Ramunas Siskauskas is not going to play for Lithuanian national team ever again. CSKA Moscow forward rejected Vladas Garastas’ persuasion to return from international retirement, stating that these type of talks need to stop.

32-year-old player was officially asked to help the national team but was less than impressed with the invitation.

‘I said “good bye” once to the national team after Beijing Olympics and I thought that the talks about the national team will be finished with that. Though I am constantly asked whether I’ll make a comeback twice a year’, Siskauskas said in an interview to lrytas.lt

Siskauskas confirmed that he has no plans to change his decision:

‘I heard that Vladas Garastas asked me to return. I can repeat once again that I won’t. I will not change my decision.’

The player was unhappy that the pressure is being put on him by public statements such as the one by Vladas Garastas.

‘When I had a bad game fans felt bad, when I retired they felt bad, when I am not returning – they feel very bad.

‘I can’t be good to all fans.

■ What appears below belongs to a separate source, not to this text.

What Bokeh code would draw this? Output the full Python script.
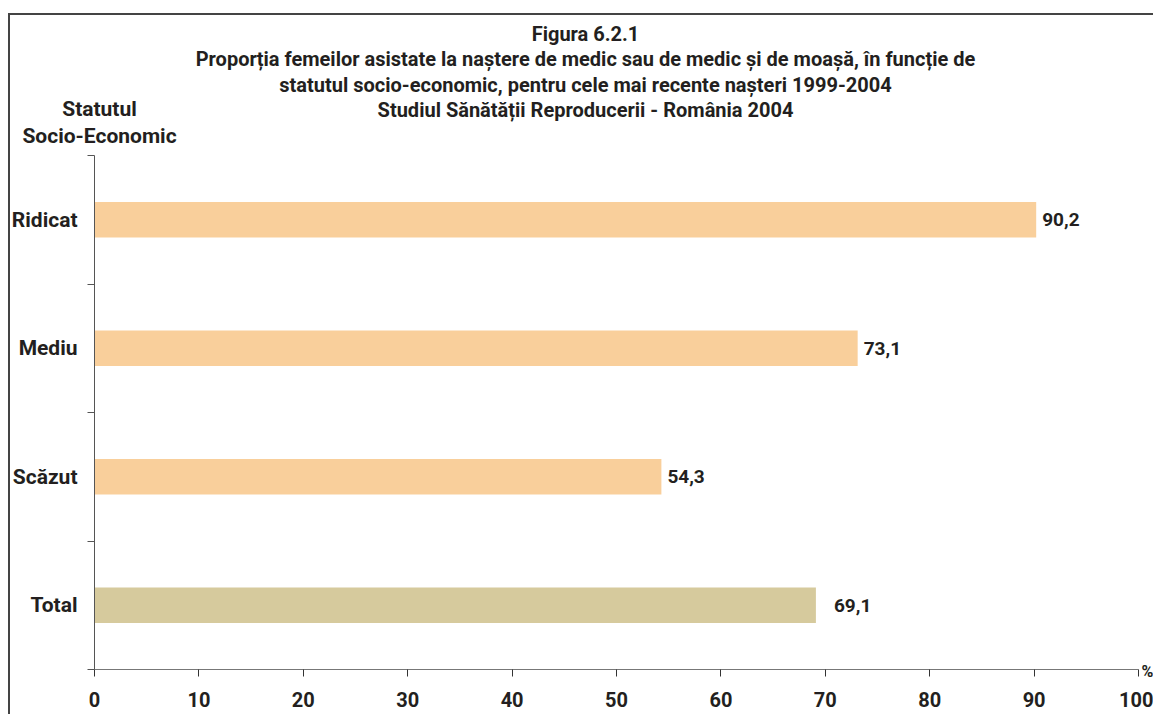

So I’m not trying to do that because I’ll be guilty anyway.’

Garastas himself wasn’t disappointed to learn that Siskauskas will not be joining national team. Here’s what he said to 15min.lt:

‘If he doesn’t come, then he doesn’t come. I addressed the player who grew on Lithuanian land, where he had the conditions to do sports. Now it is a difficult time for the national team and it needs help.

‘I can only compare it to the building of independent Lithuania in 1918. People laid their heads to build the country.

‘It was harder back then than it is now – now you can come and talk to the coach about the workload. I think it isn’t difficult. But if he (Siskauskas) thinks differently then I have nothing more to say.

‘If we asked [him] to come then it means that help was needed.

‘In 1939 (Lithuania hosted EuroBasket in 1939 and won it – auth.) there were options as national team brought players from USA (there were several Lithuanian migrants from USA on the national team – auth.). We won’t bring them from America now.

‘It seems that things are more simple now – somebody has to come from Moscow… If that isn’t done then I can’t say anything more.’